=== AIM OF THE TASK ===
Write out the listing, please, but only from its first line through the line containing "src = ColumnDataSource(dict(x=years, y=counts))", exactly as given and without pictures.

=== STORED DATA ===
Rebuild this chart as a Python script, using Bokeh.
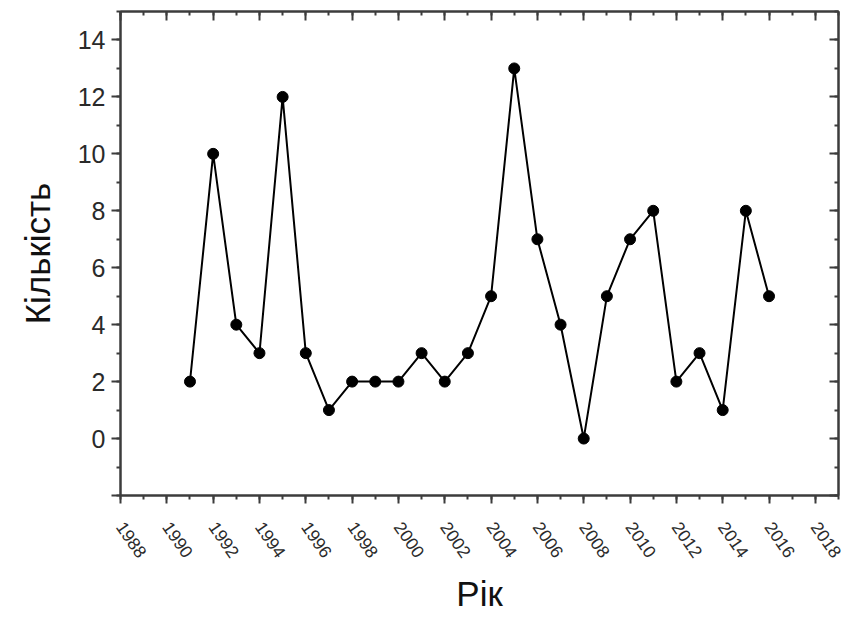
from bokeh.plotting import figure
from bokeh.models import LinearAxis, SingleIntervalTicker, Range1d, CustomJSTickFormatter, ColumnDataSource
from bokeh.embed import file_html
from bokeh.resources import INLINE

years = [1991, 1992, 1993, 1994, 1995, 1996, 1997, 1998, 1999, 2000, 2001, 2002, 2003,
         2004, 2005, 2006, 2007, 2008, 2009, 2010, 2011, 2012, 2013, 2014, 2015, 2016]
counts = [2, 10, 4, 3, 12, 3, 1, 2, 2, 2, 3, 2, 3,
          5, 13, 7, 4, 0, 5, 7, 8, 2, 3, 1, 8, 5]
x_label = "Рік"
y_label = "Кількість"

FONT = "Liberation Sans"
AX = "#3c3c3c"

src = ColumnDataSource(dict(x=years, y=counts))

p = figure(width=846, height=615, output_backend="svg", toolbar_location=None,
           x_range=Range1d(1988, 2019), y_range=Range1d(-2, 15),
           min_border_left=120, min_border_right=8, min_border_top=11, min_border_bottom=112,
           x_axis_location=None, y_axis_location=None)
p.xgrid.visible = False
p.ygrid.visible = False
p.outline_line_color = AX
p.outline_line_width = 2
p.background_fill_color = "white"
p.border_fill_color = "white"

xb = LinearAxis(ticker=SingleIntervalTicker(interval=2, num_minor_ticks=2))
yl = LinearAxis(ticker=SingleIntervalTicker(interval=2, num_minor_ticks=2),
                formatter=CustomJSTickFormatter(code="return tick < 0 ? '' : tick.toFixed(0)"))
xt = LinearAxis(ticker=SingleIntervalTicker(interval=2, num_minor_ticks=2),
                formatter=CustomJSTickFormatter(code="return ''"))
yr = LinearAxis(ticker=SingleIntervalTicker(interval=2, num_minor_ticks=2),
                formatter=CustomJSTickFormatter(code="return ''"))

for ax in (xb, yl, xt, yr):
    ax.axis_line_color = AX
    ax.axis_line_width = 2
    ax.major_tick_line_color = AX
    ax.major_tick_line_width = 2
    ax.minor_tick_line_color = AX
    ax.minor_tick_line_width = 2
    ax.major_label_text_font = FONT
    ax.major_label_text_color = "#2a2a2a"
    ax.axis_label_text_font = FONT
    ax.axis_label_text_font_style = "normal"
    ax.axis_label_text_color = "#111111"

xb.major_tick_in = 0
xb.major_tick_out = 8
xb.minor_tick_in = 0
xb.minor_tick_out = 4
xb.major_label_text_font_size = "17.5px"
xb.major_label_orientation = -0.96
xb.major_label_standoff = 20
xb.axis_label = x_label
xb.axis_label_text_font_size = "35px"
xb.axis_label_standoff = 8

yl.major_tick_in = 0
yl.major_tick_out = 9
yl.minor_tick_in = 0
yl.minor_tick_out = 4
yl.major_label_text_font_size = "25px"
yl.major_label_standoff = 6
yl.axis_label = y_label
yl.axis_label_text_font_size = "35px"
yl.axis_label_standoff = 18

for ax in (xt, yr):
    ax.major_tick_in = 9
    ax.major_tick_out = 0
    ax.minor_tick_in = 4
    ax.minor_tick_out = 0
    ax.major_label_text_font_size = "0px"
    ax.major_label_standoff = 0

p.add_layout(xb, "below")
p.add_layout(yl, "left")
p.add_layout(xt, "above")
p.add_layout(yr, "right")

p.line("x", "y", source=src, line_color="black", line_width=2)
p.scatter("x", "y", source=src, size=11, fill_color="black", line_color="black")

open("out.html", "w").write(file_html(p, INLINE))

=== COMPLETED TASK ===
Rebuild this chart as a Python script, using Bokeh.
from bokeh.plotting import figure
from bokeh.models import LinearAxis, SingleIntervalTicker, Range1d, CustomJSTickFormatter, ColumnDataSource
from bokeh.embed import file_html
from bokeh.resources import INLINE

years = [1991, 1992, 1993, 1994, 1995, 1996, 1997, 1998, 1999, 2000, 2001, 2002, 2003,
         2004, 2005, 2006, 2007, 2008, 2009, 2010, 2011, 2012, 2013, 2014, 2015, 2016]
counts = [2, 10, 4, 3, 12, 3, 1, 2, 2, 2, 3, 2, 3,
          5, 13, 7, 4, 0, 5, 7, 8, 2, 3, 1, 8, 5]
x_label = "Рік"
y_label = "Кількість"

FONT = "Liberation Sans"
AX = "#3c3c3c"

src = ColumnDataSource(dict(x=years, y=counts))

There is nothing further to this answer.